THE INPUT.

- - -

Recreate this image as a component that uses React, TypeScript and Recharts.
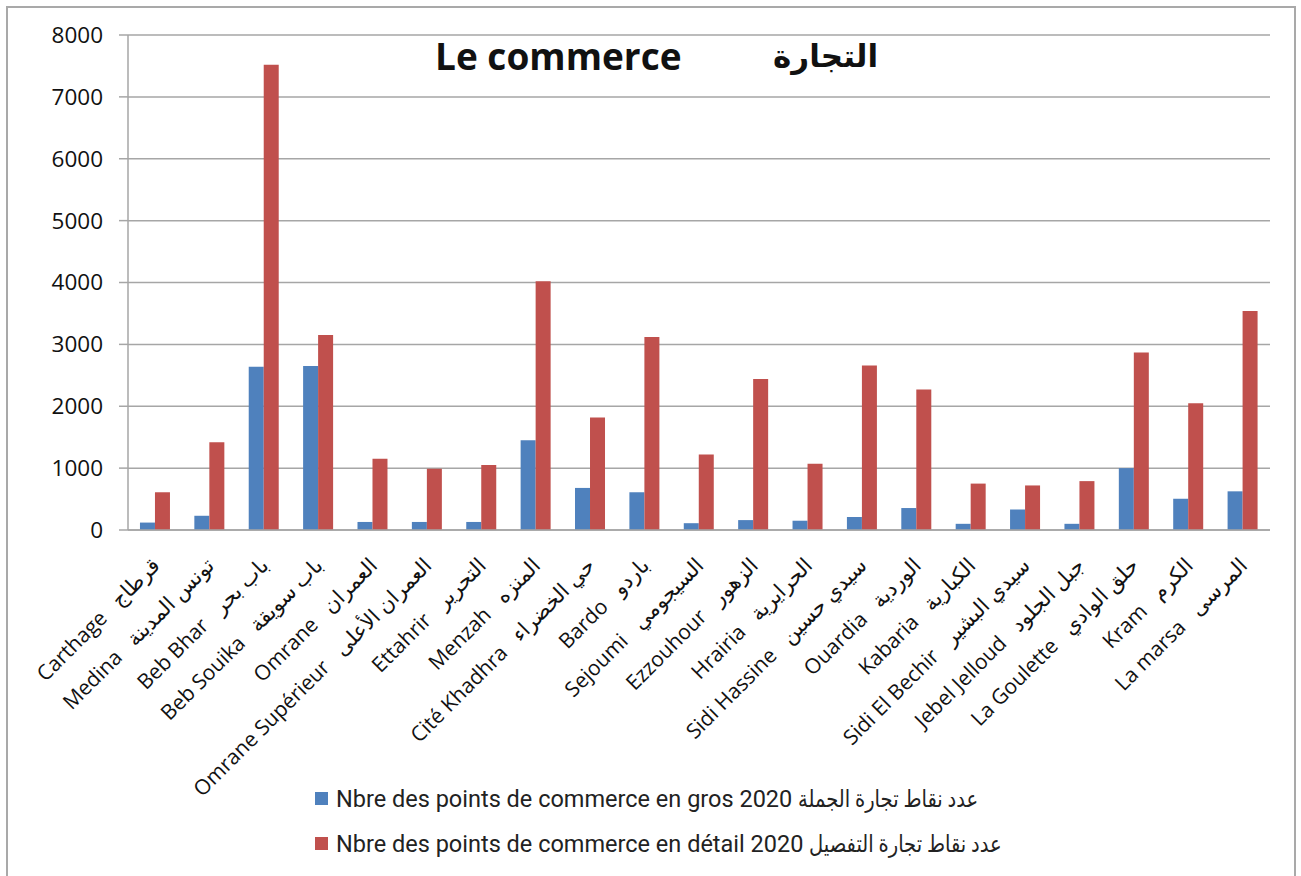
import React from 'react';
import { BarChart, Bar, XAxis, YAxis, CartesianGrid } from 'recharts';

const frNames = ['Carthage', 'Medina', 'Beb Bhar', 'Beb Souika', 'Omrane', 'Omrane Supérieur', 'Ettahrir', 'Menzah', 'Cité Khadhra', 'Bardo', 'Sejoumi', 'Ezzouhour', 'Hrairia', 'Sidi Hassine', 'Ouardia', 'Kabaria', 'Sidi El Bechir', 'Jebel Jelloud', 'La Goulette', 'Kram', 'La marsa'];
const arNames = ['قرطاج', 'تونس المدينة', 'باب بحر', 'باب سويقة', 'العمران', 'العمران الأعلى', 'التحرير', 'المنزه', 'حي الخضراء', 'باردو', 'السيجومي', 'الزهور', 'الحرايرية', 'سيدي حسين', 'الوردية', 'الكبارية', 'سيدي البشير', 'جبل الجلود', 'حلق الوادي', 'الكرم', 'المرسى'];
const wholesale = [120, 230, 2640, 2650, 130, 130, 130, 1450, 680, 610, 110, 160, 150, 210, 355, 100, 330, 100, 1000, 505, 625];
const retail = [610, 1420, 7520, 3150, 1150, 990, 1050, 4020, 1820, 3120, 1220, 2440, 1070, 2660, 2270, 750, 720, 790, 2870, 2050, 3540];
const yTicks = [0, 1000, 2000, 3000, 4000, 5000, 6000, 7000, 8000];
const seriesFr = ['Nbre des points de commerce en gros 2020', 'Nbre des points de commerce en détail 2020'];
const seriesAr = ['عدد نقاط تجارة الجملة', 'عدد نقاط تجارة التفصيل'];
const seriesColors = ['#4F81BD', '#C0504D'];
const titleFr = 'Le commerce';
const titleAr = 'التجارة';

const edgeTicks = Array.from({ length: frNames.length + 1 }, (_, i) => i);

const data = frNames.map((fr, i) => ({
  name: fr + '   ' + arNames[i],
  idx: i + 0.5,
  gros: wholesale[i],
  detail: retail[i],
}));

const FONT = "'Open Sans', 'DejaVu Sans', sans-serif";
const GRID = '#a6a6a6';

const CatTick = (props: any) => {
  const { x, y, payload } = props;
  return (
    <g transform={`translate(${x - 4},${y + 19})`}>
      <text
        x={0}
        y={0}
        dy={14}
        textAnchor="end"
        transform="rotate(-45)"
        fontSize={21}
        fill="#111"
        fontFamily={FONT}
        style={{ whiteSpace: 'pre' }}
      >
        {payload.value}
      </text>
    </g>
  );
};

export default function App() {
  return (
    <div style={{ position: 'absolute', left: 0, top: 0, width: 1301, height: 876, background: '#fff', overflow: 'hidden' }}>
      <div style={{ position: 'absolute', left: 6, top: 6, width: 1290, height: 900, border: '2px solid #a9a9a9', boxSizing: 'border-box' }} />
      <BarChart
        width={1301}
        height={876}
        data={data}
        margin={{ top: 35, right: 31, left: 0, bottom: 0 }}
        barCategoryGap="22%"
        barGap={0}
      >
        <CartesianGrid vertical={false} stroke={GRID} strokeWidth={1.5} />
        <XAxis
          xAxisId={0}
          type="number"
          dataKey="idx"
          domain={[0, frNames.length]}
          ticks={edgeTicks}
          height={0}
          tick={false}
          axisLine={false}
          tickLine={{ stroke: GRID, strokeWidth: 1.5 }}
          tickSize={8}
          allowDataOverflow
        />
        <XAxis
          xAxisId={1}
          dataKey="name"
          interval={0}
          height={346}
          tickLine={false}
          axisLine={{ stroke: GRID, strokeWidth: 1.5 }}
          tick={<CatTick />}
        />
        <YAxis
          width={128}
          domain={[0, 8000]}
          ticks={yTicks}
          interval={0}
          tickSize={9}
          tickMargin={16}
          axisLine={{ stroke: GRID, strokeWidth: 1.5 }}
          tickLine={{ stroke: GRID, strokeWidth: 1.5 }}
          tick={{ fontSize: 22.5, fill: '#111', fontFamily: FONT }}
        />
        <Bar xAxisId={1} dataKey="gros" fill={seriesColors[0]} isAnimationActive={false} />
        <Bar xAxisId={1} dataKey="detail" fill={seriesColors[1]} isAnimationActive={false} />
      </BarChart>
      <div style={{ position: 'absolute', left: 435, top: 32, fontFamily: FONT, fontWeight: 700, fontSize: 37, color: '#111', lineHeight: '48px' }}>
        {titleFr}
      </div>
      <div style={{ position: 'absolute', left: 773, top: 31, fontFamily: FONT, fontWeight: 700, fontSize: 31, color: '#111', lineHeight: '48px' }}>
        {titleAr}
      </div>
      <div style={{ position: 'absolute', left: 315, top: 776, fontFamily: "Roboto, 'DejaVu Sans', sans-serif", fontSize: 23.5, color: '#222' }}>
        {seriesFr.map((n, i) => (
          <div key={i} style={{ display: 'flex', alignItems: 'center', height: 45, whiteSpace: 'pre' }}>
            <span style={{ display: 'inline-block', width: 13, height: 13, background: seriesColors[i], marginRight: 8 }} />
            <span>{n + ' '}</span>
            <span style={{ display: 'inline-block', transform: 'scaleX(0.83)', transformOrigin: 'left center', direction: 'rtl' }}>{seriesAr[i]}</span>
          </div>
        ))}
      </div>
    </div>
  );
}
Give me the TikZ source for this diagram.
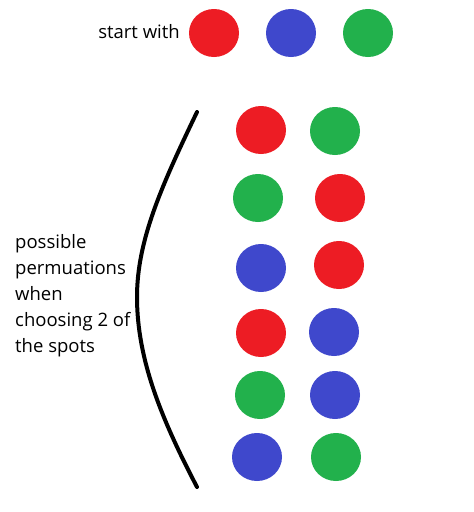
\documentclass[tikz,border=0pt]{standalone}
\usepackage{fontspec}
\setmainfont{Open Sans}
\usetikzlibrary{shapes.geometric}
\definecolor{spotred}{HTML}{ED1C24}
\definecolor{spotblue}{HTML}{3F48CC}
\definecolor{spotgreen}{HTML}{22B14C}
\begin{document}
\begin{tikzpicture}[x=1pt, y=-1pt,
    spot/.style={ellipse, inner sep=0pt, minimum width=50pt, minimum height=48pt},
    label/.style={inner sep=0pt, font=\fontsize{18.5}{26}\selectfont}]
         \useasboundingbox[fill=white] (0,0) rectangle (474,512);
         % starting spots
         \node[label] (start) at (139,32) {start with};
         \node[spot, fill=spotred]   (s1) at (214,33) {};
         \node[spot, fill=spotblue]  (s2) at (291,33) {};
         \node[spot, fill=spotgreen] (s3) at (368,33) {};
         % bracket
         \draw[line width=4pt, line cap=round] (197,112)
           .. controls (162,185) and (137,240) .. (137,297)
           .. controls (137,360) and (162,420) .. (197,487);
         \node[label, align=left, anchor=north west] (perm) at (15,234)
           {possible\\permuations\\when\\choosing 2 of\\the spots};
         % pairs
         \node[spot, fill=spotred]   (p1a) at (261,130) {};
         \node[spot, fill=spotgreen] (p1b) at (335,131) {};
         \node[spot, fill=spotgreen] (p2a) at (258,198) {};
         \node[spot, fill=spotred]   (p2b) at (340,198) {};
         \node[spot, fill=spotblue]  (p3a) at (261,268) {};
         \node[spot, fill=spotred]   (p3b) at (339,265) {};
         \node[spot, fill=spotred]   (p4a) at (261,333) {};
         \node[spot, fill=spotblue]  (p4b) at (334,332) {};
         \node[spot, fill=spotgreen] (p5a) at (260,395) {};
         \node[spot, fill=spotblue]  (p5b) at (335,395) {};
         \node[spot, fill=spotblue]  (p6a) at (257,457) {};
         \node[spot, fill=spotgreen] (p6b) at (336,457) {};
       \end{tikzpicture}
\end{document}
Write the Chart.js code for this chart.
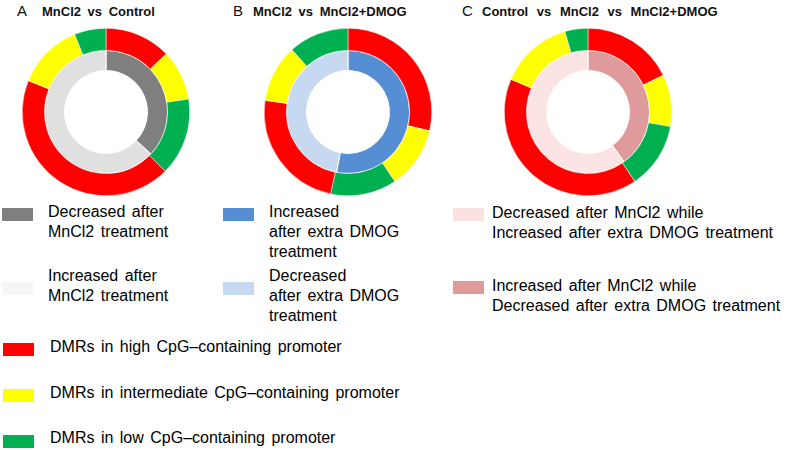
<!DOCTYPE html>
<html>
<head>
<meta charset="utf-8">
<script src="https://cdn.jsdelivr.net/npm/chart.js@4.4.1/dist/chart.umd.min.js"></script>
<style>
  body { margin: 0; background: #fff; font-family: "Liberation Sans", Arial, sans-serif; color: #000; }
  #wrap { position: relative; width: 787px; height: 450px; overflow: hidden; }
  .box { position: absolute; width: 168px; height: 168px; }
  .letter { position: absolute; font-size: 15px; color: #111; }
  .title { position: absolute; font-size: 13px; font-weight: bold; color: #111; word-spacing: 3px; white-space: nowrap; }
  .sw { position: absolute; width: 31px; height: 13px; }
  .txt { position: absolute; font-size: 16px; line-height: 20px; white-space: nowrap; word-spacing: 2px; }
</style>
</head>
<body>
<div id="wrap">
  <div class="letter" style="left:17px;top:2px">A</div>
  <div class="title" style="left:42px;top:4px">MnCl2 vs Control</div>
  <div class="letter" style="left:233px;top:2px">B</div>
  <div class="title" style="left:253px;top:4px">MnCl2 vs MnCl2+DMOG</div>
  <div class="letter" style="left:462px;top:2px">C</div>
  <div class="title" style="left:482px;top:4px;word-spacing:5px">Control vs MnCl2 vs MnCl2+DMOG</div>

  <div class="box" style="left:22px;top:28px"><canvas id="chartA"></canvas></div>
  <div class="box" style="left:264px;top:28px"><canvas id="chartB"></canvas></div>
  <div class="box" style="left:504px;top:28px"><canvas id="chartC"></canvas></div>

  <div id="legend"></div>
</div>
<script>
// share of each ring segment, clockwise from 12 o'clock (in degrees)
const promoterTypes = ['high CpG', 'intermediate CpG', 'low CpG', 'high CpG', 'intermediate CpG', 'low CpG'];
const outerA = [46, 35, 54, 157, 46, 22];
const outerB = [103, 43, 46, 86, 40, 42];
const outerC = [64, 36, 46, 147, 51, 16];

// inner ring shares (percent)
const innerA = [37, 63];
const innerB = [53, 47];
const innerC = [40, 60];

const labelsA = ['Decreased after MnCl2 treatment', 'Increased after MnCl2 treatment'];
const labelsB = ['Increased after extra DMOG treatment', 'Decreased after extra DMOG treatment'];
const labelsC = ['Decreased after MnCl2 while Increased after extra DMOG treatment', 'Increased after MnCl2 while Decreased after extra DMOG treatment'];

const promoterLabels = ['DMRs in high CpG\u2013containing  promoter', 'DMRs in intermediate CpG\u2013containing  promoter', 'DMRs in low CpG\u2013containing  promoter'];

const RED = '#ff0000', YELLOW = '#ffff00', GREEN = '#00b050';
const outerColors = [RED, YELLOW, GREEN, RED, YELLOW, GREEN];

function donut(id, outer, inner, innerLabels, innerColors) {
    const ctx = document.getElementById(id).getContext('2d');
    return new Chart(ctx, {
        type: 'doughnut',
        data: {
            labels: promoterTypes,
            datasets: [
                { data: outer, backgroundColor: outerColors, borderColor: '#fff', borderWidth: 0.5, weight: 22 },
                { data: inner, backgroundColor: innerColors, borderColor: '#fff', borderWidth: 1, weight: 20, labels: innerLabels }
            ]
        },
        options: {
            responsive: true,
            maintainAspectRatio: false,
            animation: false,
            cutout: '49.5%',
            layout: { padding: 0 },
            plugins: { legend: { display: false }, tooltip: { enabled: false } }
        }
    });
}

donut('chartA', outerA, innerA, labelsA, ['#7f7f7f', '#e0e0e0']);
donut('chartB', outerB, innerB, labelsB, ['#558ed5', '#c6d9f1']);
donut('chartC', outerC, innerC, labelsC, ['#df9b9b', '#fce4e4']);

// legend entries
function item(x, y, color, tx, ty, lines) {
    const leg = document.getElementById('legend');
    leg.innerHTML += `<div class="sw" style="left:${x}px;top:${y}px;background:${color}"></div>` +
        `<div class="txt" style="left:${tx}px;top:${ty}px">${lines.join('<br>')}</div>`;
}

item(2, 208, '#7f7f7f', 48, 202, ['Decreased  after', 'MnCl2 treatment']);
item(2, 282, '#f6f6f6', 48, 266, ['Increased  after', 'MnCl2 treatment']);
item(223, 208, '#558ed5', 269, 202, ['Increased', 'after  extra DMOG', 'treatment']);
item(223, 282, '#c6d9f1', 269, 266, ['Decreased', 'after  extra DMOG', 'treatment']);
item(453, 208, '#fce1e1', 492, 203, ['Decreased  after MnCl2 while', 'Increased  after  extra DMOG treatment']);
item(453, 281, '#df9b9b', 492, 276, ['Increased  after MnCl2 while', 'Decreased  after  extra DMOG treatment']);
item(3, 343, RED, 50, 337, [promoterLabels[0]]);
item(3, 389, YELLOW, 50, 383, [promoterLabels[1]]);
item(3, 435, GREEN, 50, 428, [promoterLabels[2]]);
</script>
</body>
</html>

- - -

REQUIRED TASK.
Give again, exactly, the lines from the start of the data through the one holding "XAxis, YAxis, CartesianGrid"; omit the pictures.

WRITTEN RESPONSE.
Recreate this image as a component that uses React, TypeScript and Recharts.
import React from 'react';
import { BarChart, Bar, XAxis, YAxis, CartesianGrid } from 'recharts';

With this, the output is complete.